Your task is to filter the data below down to the lines holding "chart".

[Start DATASET EXCERPT]

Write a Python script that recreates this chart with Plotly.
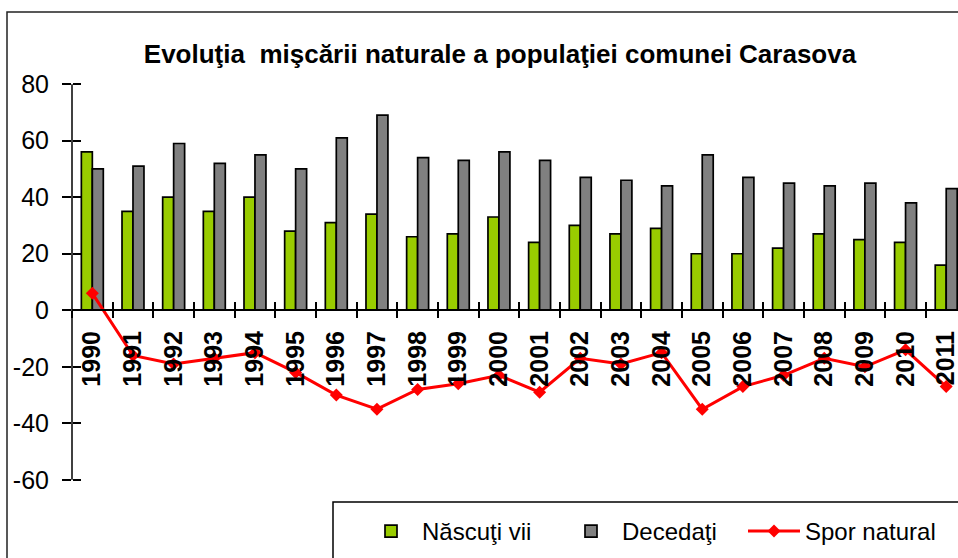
import plotly.graph_objects as go

# -- Data ---------------------------------------------------------------------
YEARS        = [str(y) for y in range(1990, 2012)]
NASCUTI_VII  = [56, 35, 40, 35, 40, 28, 31, 34, 26, 27, 33,
                24, 30, 27, 29, 20, 20, 22, 27, 25, 24, 16]
DECEDATI     = [50, 51, 59, 52, 55, 50, 61, 69, 54, 53, 56,
                53, 47, 46, 44, 55, 47, 45, 44, 45, 38, 43]
SPOR_NATURAL = [6, -16, -19, -17, -15, -22, -30, -35, -28, -26, -23,
                -29, -17, -19, -15, -35, -27, -23, -17, -20, -14, -27]
Y_TICKS      = [-60, -40, -20, 0, 20, 40, 60, 80]
Y_TICKTEXT   = ["-60", "-40", "-20", "0", "20", "40", "60", "80"]

TITLE = "Evoluţia  mişcării naturale a populaţiei comunei Carasova"

# -- Style --------------------------------------------------------------------
GREEN = "#99cc00"
GREY  = "#808080"
RED   = "#ff0000"
FONT  = "Liberation Sans, Arial, sans-serif"

W, H = 958, 558
ML, MR, MT, MB = 72, 0, 83, 77
PW, PH = W - ML - MR, H - MT - MB
# a hair wider than -60..80 so the inner tick marks at the ends are not clipped
Y_RANGE = [-60.4, 80.4]
X_RANGE = [-0.5, 21.29]
ZERO_POS = (0 - Y_RANGE[0]) / (Y_RANGE[1] - Y_RANGE[0])


def px_x(x):   # pixel -> paper x
    return (x - ML) / PW


def px_y(y):   # pixel -> paper y
    return (H - MB - y) / PH


fig = go.Figure()

fig.add_trace(go.Bar(x=YEARS, y=NASCUTI_VII, name="Născuţi vii", legend="legend",
    marker=dict(color=GREEN, line=dict(color="black", width=1.7))))
fig.add_trace(go.Bar(x=YEARS, y=DECEDATI, name="Decedaţi", legend="legend2",
    marker=dict(color=GREY, line=dict(color="black", width=1.7))))
fig.add_trace(go.Scatter(x=YEARS, y=SPOR_NATURAL, name="Spor natural", legend="legend3",
    mode="lines+markers", line=dict(color=RED, width=3),
    marker=dict(symbol="diamond", size=10, color=RED)))

# transparent copy on the overlay axes, which draw the inner half of the crossing ticks
fig.add_trace(go.Scatter(x=YEARS, y=SPOR_NATURAL, xaxis="x2", yaxis="y2",
    mode="markers", marker=dict(opacity=0), showlegend=False, hoverinfo="skip"))

axis_common = dict(showgrid=False, zeroline=False, linecolor="black", linewidth=1.5,
                   tickcolor="black", tickwidth=1.5)
inner_ticks = dict(showgrid=False, zeroline=False, showline=False, ticks="inside",
                   ticklen=8, tickcolor="black", tickwidth=1.5, showticklabels=False)


def legend_at(left_px):
    return dict(orientation="h", x=px_x(left_px), y=px_y(509), xanchor="left",
                yanchor="top", bgcolor="rgba(0,0,0,0)", borderwidth=0,
                font=dict(size=24, family=FONT, color="black"), itemwidth=52)


fig.update_layout(
    width=W, height=H,
    paper_bgcolor="white", plot_bgcolor="white",
    font=dict(family=FONT, color="black"),
    margin=dict(l=ML, r=MR, t=MT, b=MB),
    barmode="group", bargap=0.46, bargroupgap=0,
    title=dict(text=TITLE, x=500 / W, xanchor="center", xref="container",
               y=1 - 54 / H, yanchor="middle", yref="container",
               font=dict(size=26, family=FONT, color="black", weight="bold")),
    xaxis=dict(type="category", categoryorder="array", categoryarray=YEARS,
               range=X_RANGE, anchor="free", position=ZERO_POS, showline=True,
               ticks="outside", ticklen=7, tickson="boundaries", tickangle=-90,
               ticklabelstandoff=10,
               tickfont=dict(size=25, family=FONT, color="black", weight="bold"),
               **axis_common),
    xaxis2=dict(type="category", categoryorder="array", categoryarray=YEARS,
                range=X_RANGE, overlaying="x", anchor="free", position=ZERO_POS,
                tickson="boundaries", **inner_ticks),
    yaxis=dict(range=Y_RANGE, tickvals=Y_TICKS, ticktext=Y_TICKTEXT, showline=False,
               ticks="outside", ticklen=9, ticklabelstandoff=8,
               tickfont=dict(size=25, family=FONT, color="black"),
               **axis_common),
    yaxis2=dict(range=Y_RANGE, tickvals=Y_TICKS, overlaying="y", anchor="free",
                position=0, **inner_ticks),
    legend=legend_at(360),
    legend2=legend_at(560),
    legend3=legend_at(743),
    showlegend=True,
)

# y axis line drawn between the -60 and 80 ticks only
fig.add_shape(type="line", xref="paper", yref="y", x0=0, x1=0,
              y0=Y_TICKS[0], y1=Y_TICKS[-1], line=dict(color="black", width=1.5))

# outer chart frame and legend frame (both run off the cropped edge)
fig.add_shape(type="rect", xref="paper", yref="paper",
              x0=px_x(7), y0=px_y(12), x1=px_x(W + 40), y1=px_y(H + 40),
              line=dict(color="#222222", width=1.5), layer="below")
fig.add_shape(type="rect", xref="paper", yref="paper",
              x0=px_x(333), y0=px_y(502), x1=px_x(W + 40), y1=px_y(H + 40),
              line=dict(color="black", width=1.5), fillcolor="white", layer="below")

fig.write_html("out.html", config={"displayModeBar": False},
               post_script="document.body.style.margin = '0';")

[End DATASET EXCERPT]

ANSWER FOR THE TASK:
Write a Python script that recreates this chart with Plotly.
# outer chart frame and legend frame (both run off the cropped edge)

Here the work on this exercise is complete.